* _Exercise_
Retype, please, the listing from its opening line through the line that contains "23.3, 23.0, 22.9];", both included, without the pictures.

* _Data extract_
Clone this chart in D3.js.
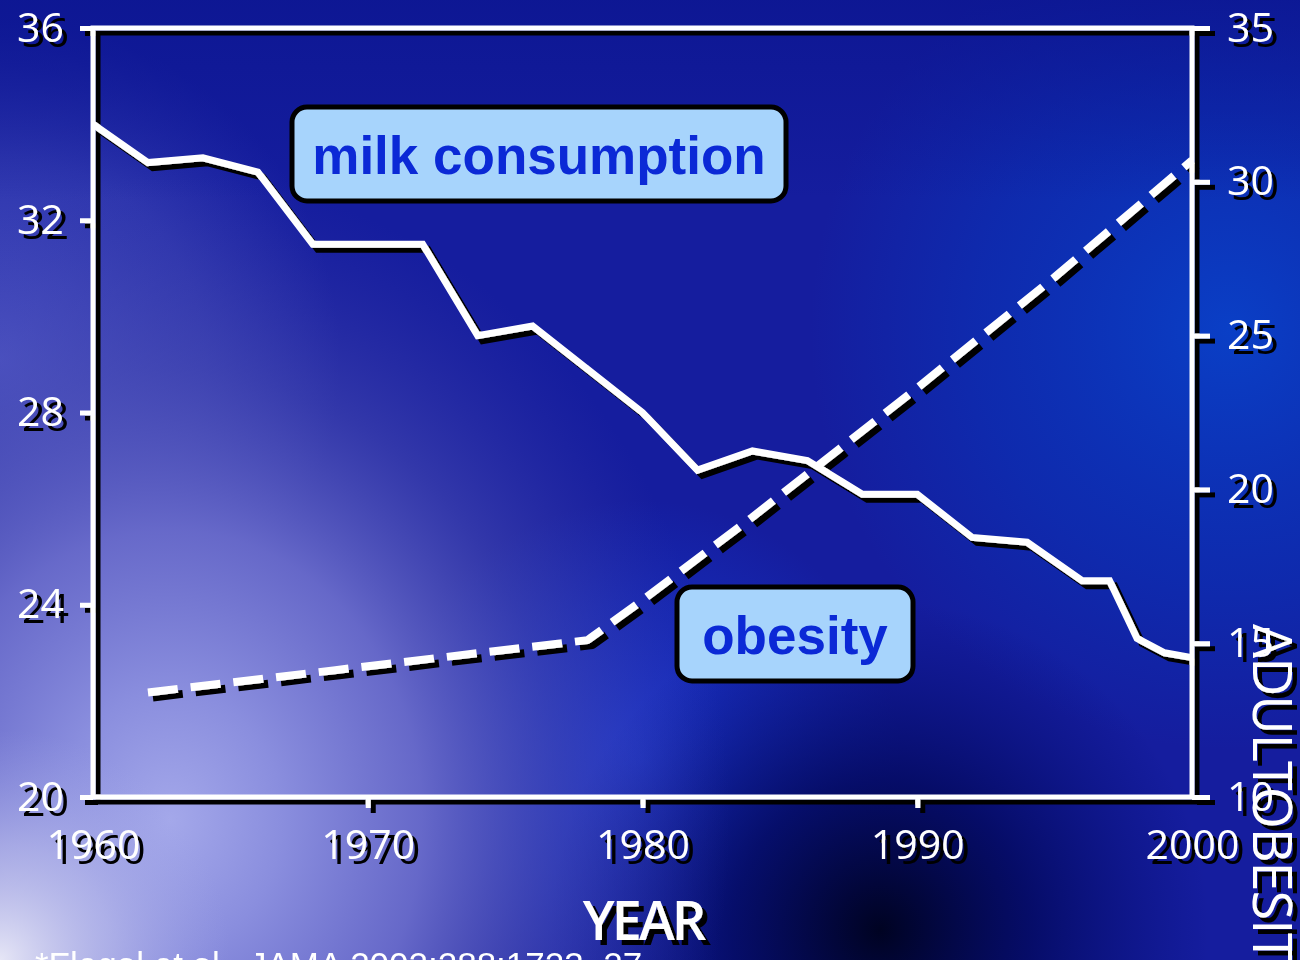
<!DOCTYPE html>
<html>
<head>
<meta charset="utf-8">
<script src="https://cdn.jsdelivr.net/npm/d3@7"></script>
<style>
  html, body { margin: 0; padding: 0; background: #10189a; }
  svg { display: block; }
</style>
</head>
<body>
<svg id="chart" width="1300" height="960"></svg>
<script>
// Per-capita milk consumption (left axis) by year
const milkYears = [1960, 1962, 1964, 1966, 1968, 1970, 1972, 1974, 1976, 1978, 1980, 1982,
                   1984, 1986, 1988, 1990, 1992, 1994, 1996, 1997, 1998, 1999, 2000];
const milkValues = [34.0, 33.2, 33.3, 33.0, 31.5, 31.5, 31.5, 29.6, 29.8, 28.9, 28.0, 26.8,
                    27.2, 27.0, 26.3, 26.3, 25.4, 25.3, 24.5, 24.5, 23.3, 23.0, 22.9];

// Adult obesity prevalence, % (right axis)
const obesityYears = [1962, 1978, 1980, 1984, 1990, 1995, 2000];
const obesityValues = [13.4, 15.1, 16.4, 19.1, 23.3, 26.9, 30.7];

// Axis ticks
const yearTicks = [1960, 1970, 1980, 1990, 2000];
const milkTicks = [20, 24, 28, 32, 36];
const obesityTicks = [10, 15, 20, 25, 30, 35];

// Text
const xTitle = "YEAR";
const rightTitle = "ADULT OBESITY";
const milkLabel = "milk consumption";
const obesityLabel = "obesity";
const sourceNote = "*Flegal et al., JAMA 2002;288:1723\u201327";

const W = 1300, H = 960;
const plot = { left: 93, top: 28, right: 1192, bottom: 797 };

const svg = d3.select("#chart");
const defs = svg.append("defs");

// ---------- background ----------
function radial(id, cx, cy, r, stops, transform) {
  const g = defs.append("radialGradient").attr("id", id)
    .attr("gradientUnits", "userSpaceOnUse")
    .attr("cx", cx).attr("cy", cy).attr("r", r);
  if (transform) g.attr("gradientTransform", transform);
  stops.forEach(s => g.append("stop").attr("offset", s[0])
    .attr("stop-color", s[1]).attr("stop-opacity", s[2] == null ? 1 : s[2]));
  return `url(#${id})`;
}
function linear(id, x1, y1, x2, y2, stops) {
  const g = defs.append("linearGradient").attr("id", id)
    .attr("gradientUnits", "userSpaceOnUse")
    .attr("x1", x1).attr("y1", y1).attr("x2", x2).attr("y2", y2);
  stops.forEach(s => g.append("stop").attr("offset", s[0])
    .attr("stop-color", s[1]).attr("stop-opacity", s[2] == null ? 1 : s[2]));
  return `url(#${id})`;
}

const bg = svg.append("g").attr("class", "background");
bg.append("rect").attr("width", W).attr("height", H).attr("fill", "#151d9e");
bg.append("rect").attr("width", W).attr("height", H)
  .attr("fill", radial("bgRight", 1230, 330, 420, [[0, "#0a3fc6"], [0.6, "#0a33b8", 0.6], [1, "#0a33b8", 0]]));
bg.append("rect").attr("width", W).attr("height", H)
  .attr("fill", radial("bgMid", 640, 760, 260, [[0, "#1c36cc"], [0.6, "#1832c4", 0.5], [1, "#1832c4", 0]]));
bg.append("rect").attr("width", W).attr("height", H)
  .attr("fill", radial("bgDark", 880, 930, 330, [[0, "#000322"], [0.45, "#02085a", 0.8], [1, "#040c70", 0]]));
bg.append("rect").attr("width", W).attr("height", H)
  .attr("fill", radial("bgLeftEdge", 0, 360, 340, [[0, "#4a52c4"], [0.6, "#3e46b8", 0.6], [1, "#3a42b6", 0]]));
// lavender wash over the lower-left, stretched vertically
bg.append("rect").attr("width", W).attr("height", H)
  .attr("fill", radial("bgLavender", 170, 820, 560, [
    [0, "#a4a8ea"], [0.2, "#8a8ede"], [0.45, "#6a6ccb", 0.95], [0.7, "#5052b6", 0.5], [1, "#3a3aa8", 0]],
    "translate(170,820) scale(1,1.15) translate(-170,-820)"));
bg.append("rect").attr("width", W).attr("height", H)
  .attr("fill", radial("bgCorner", 0, 960, 230, [[0, "#e6e6f6"], [0.5, "#c2c4ee", 0.6], [1, "#a0a4e6", 0]]));
bg.append("rect").attr("width", W).attr("height", 200)
  .attr("fill", linear("bgTop", 0, 0, 0, 200, [[0, "#0b1590", 0.75], [1, "#0b1590", 0]]));

// ---------- scales ----------
const x = d3.scaleLinear().domain([1960, 2000]).range([plot.left, plot.right]);
const yMilk = d3.scaleLinear().domain([20, 36]).range([plot.bottom, plot.top]);
const yObesity = d3.scaleLinear().domain([10, 35]).range([plot.bottom, plot.top]);

// hard black drop shadow used by all white foreground marks
const shadow = defs.append("filter").attr("id", "shadow")
  .attr("filterUnits", "userSpaceOnUse")
  .attr("x", 0).attr("y", 0).attr("width", W).attr("height", H);
shadow.append("feDropShadow").attr("dx", 5).attr("dy", 5)
  .attr("stdDeviation", 0).attr("flood-color", "#000").attr("flood-opacity", 1);

const fg = svg.append("g").attr("filter", "url(#shadow)");

// frame
fg.append("rect")
  .attr("x", plot.left).attr("y", plot.top)
  .attr("width", plot.right - plot.left).attr("height", plot.bottom - plot.top)
  .attr("fill", "none").attr("stroke", "#fff").attr("stroke-width", 5);

const tickFont = "'Open Sans', 'DejaVu Sans', sans-serif";

function styleAxis(g) {
  g.select(".domain").remove();
  g.selectAll(".tick line").attr("stroke", "#fff").attr("stroke-width", 5);
  g.selectAll(".tick text").attr("fill", "#fff")
    .style("font-family", tickFont).style("font-size", "41px").style("font-weight", 500);
}

fg.append("g")
  .attr("transform", `translate(${plot.left},0)`)
  .call(d3.axisLeft(yMilk).tickValues(milkTicks).tickFormat(d3.format("d"))
    .tickSize(13).tickPadding(16))
  .call(styleAxis);

fg.append("g")
  .attr("transform", `translate(${plot.right},0)`)
  .call(d3.axisRight(yObesity).tickValues(obesityTicks).tickFormat(d3.format("d"))
    .tickSize(18).tickPadding(17))
  .call(styleAxis);

fg.append("g")
  .attr("transform", `translate(0,${plot.bottom})`)
  .call(d3.axisBottom(x).tickValues(yearTicks).tickFormat(d3.format("d"))
    .tickSize(11).tickPadding(22))
  .call(styleAxis)
  .call(g => g.selectAll(".tick").filter(d => d === 1960 || d === 2000).select("line").remove());

// milk consumption line
const milkLine = d3.line().x((d, i) => x(milkYears[i])).y(d => yMilk(d)).curve(d3.curveLinear);
fg.append("path")
  .datum(milkValues)
  .attr("d", milkLine)
  .attr("fill", "none").attr("stroke", "#fff")
  .attr("stroke-width", 7).attr("stroke-linejoin", "miter");

// obesity line (dashed)
const obesityLine = d3.line().x((d, i) => x(obesityYears[i])).y(d => yObesity(d)).curve(d3.curveLinear);
fg.append("path")
  .datum(obesityValues)
  .attr("d", obesityLine)
  .attr("fill", "none").attr("stroke", "#fff")
  .attr("stroke-width", 8).attr("stroke-dasharray", "30 13").attr("stroke-linejoin", "bevel");

// axis titles
fg.append("text")
  .attr("x", 643).attr("y", 940)
  .attr("text-anchor", "middle")
  .attr("fill", "#fff")
  .style("font-family", tickFont).style("font-size", "54px")
  .style("font-weight", 600).style("letter-spacing", "-3px")
  .text(xTitle);

fg.append("text")
  .attr("transform", "translate(1253,624) rotate(90)")
  .attr("fill", "#fff")
  .style("font-family", tickFont).style("font-size", "54px").style("font-weight", 500)
  .style("letter-spacing", "-1px").style("word-spacing", "-16px")
  .text(rightTitle);

// series labels
function labelBox(cx, cy, w, h, text) {
  const g = svg.append("g");
  g.append("rect")
    .attr("x", cx - w / 2).attr("y", cy - h / 2)
    .attr("width", w).attr("height", h).attr("rx", 15)
    .attr("fill", "#a7d4fc").attr("stroke", "#000").attr("stroke-width", 5);
  g.append("text")
    .attr("x", cx).attr("y", cy + 20)
    .attr("text-anchor", "middle")
    .attr("fill", "#0b29d6")
    .style("font-family", "'Liberation Sans', Arial, sans-serif")
    .style("font-weight", "bold").style("font-size", "53px")
    .text(text);
}
labelBox(539, 154, 494, 94, milkLabel);
labelBox(795, 634, 236, 94, obesityLabel);

// source note
svg.append("text")
  .attr("x", 35).attr("y", 977)
  .attr("fill", "#fff")
  .style("font-family", "'Liberation Sans', Arial, sans-serif")
  .style("font-size", "35px")
  .text(sourceNote);
</script>
</body>
</html>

* _Result of the exercise_
Clone this chart in D3.js.
<!DOCTYPE html>
<html>
<head>
<meta charset="utf-8">
<script src="https://cdn.jsdelivr.net/npm/d3@7"></script>
<style>
  html, body { margin: 0; padding: 0; background: #10189a; }
  svg { display: block; }
</style>
</head>
<body>
<svg id="chart" width="1300" height="960"></svg>
<script>
// Per-capita milk consumption (left axis) by year
const milkYears = [1960, 1962, 1964, 1966, 1968, 1970, 1972, 1974, 1976, 1978, 1980, 1982,
                   1984, 1986, 1988, 1990, 1992, 1994, 1996, 1997, 1998, 1999, 2000];
const milkValues = [34.0, 33.2, 33.3, 33.0, 31.5, 31.5, 31.5, 29.6, 29.8, 28.9, 28.0, 26.8,
                    27.2, 27.0, 26.3, 26.3, 25.4, 25.3, 24.5, 24.5, 23.3, 23.0, 22.9];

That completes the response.